■ WHAT YOU NEED TO DO
Among the entries that follow, tally the lines with the string "chart". Give no more than the number.
─── RECORDS SHOWN
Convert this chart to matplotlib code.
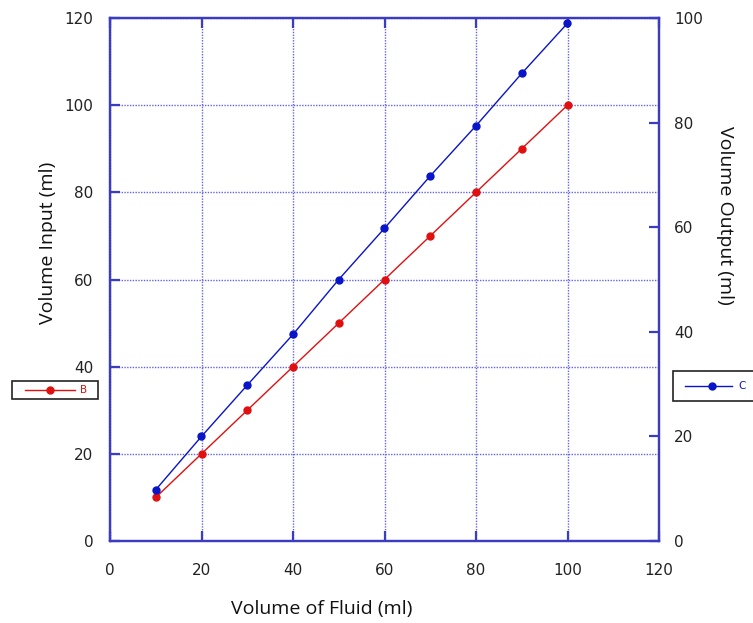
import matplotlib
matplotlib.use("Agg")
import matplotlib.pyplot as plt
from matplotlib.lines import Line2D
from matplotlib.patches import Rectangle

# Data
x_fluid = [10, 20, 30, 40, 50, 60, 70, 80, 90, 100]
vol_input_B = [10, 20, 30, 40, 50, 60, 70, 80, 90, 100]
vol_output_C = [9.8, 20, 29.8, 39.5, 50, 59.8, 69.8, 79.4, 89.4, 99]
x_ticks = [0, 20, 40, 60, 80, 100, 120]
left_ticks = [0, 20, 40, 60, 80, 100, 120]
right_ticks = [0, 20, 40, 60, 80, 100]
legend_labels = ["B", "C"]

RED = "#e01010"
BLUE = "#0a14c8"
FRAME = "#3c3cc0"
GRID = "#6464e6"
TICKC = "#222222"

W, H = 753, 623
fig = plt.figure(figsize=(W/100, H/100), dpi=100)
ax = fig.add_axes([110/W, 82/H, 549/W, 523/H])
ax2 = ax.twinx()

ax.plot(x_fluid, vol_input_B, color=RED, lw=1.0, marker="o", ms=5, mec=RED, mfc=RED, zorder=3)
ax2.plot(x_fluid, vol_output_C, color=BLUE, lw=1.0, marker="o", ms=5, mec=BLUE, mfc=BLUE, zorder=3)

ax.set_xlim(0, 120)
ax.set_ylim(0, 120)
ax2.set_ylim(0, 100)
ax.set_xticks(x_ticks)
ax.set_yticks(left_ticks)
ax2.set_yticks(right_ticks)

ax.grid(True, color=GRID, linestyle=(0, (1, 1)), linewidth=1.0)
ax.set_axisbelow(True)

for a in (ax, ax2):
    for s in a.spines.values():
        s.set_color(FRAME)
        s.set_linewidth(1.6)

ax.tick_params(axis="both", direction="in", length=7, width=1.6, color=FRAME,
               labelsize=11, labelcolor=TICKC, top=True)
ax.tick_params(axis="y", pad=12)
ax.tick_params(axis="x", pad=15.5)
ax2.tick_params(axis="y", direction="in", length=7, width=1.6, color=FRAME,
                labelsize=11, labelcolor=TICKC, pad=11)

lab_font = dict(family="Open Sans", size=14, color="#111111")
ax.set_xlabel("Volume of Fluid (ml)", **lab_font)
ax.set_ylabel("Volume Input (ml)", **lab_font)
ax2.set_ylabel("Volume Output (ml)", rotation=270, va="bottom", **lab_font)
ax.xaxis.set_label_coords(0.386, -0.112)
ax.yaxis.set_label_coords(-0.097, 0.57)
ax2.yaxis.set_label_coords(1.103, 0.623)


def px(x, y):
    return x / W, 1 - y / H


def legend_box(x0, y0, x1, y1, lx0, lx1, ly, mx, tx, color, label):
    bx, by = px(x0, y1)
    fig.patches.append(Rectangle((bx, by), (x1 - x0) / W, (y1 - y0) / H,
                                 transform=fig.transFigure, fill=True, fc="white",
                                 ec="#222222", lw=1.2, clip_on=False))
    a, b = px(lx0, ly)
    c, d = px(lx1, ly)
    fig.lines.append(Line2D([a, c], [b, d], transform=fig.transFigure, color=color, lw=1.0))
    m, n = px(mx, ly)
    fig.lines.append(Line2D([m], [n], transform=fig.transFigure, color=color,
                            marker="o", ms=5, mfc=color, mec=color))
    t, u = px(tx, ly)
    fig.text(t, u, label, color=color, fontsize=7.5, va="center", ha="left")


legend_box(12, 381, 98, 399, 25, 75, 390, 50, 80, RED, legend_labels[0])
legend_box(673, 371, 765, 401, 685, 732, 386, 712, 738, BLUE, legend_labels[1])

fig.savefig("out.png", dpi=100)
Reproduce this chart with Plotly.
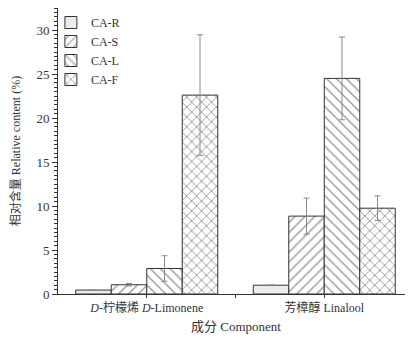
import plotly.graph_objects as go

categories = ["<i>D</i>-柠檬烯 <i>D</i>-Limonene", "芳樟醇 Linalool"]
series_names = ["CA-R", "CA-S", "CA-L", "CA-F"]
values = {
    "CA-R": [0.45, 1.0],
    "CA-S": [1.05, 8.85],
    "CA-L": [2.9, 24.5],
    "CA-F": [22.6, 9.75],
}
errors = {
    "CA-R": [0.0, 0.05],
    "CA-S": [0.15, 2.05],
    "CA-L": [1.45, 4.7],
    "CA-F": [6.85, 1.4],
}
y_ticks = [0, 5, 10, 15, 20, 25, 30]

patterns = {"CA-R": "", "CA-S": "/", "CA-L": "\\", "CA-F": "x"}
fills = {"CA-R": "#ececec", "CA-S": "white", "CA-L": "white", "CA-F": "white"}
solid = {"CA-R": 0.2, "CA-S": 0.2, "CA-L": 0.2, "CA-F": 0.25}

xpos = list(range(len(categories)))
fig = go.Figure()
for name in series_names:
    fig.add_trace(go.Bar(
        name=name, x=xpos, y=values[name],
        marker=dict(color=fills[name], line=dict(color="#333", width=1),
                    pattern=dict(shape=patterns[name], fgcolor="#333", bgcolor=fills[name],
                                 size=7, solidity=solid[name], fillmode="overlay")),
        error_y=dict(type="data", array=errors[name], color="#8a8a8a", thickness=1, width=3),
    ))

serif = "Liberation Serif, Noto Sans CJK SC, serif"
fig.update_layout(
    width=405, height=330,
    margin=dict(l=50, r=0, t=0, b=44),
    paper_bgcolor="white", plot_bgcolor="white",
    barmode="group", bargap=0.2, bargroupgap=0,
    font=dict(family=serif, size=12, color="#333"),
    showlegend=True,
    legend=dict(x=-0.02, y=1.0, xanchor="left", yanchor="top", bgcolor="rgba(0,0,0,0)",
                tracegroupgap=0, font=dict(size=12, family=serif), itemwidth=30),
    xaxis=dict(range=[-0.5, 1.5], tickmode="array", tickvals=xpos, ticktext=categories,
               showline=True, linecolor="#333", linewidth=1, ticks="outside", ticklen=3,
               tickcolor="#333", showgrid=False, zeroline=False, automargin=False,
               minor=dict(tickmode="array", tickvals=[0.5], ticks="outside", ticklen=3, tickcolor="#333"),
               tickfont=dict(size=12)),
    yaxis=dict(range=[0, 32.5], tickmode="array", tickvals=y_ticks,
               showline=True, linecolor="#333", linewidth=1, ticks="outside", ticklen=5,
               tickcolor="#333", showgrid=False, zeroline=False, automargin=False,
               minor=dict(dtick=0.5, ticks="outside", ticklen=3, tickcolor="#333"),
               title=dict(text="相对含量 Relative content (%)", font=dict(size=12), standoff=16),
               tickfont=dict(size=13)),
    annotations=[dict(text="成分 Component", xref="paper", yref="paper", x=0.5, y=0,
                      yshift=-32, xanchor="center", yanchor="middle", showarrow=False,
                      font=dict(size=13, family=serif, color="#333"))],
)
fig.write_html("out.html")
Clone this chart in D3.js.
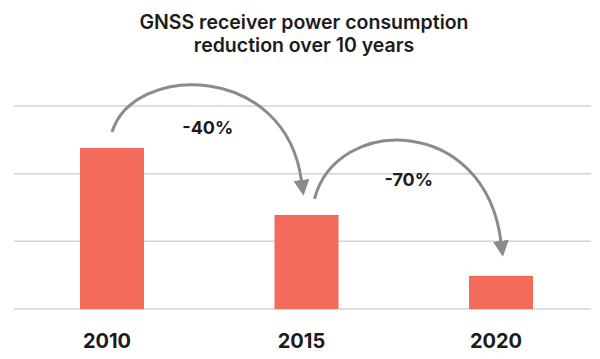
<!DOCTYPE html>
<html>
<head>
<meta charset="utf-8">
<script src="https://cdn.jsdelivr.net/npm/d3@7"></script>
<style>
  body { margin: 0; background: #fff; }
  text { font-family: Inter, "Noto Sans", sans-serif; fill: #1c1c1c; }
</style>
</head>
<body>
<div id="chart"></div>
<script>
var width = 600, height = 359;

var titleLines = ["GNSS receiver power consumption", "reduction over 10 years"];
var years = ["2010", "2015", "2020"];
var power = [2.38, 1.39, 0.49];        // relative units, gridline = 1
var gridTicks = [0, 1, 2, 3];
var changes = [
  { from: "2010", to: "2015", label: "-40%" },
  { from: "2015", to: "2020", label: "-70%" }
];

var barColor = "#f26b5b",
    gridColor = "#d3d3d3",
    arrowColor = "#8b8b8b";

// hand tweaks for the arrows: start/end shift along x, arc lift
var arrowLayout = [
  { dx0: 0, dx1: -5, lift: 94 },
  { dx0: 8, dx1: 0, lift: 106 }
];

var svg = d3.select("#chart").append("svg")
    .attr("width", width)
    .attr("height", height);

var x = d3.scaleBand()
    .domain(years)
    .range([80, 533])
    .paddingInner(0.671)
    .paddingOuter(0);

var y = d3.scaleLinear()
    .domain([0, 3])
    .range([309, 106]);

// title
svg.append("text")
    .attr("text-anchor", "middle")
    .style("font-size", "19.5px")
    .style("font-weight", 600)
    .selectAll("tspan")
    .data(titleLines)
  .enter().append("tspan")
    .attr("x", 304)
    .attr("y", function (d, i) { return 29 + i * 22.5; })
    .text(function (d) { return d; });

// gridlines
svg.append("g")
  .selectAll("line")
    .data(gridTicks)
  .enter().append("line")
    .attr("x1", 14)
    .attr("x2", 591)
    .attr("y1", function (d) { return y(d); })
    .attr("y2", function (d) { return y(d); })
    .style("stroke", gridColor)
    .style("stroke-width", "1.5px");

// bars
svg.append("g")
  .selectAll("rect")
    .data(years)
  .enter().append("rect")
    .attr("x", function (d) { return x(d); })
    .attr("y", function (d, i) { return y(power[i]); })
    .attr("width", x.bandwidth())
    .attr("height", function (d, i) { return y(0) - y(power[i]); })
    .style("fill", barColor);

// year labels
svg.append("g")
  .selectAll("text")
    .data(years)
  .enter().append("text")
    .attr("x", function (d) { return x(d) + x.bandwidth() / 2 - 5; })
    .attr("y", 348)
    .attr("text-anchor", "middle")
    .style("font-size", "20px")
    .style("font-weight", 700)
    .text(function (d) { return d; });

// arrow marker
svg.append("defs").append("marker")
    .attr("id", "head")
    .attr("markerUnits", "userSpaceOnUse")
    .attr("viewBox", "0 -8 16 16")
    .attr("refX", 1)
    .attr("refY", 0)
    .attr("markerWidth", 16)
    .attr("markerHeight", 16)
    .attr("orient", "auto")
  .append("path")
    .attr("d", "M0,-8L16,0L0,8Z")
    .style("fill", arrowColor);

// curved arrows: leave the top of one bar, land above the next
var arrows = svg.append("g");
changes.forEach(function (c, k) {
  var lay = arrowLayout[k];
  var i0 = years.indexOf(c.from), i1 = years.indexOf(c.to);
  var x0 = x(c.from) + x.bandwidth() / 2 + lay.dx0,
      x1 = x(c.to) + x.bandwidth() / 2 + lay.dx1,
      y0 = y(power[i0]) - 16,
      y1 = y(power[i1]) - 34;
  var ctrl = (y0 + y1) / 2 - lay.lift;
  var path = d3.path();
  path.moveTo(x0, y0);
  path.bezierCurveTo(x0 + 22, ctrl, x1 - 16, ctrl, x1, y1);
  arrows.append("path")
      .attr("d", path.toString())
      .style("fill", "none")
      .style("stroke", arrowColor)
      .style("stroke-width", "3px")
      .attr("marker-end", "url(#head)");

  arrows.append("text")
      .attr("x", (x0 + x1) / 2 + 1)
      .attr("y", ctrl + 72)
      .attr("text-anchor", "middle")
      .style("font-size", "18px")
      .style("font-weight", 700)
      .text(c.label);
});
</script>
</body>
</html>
──────
■ RESPONSE TO THIS EXERCISE
5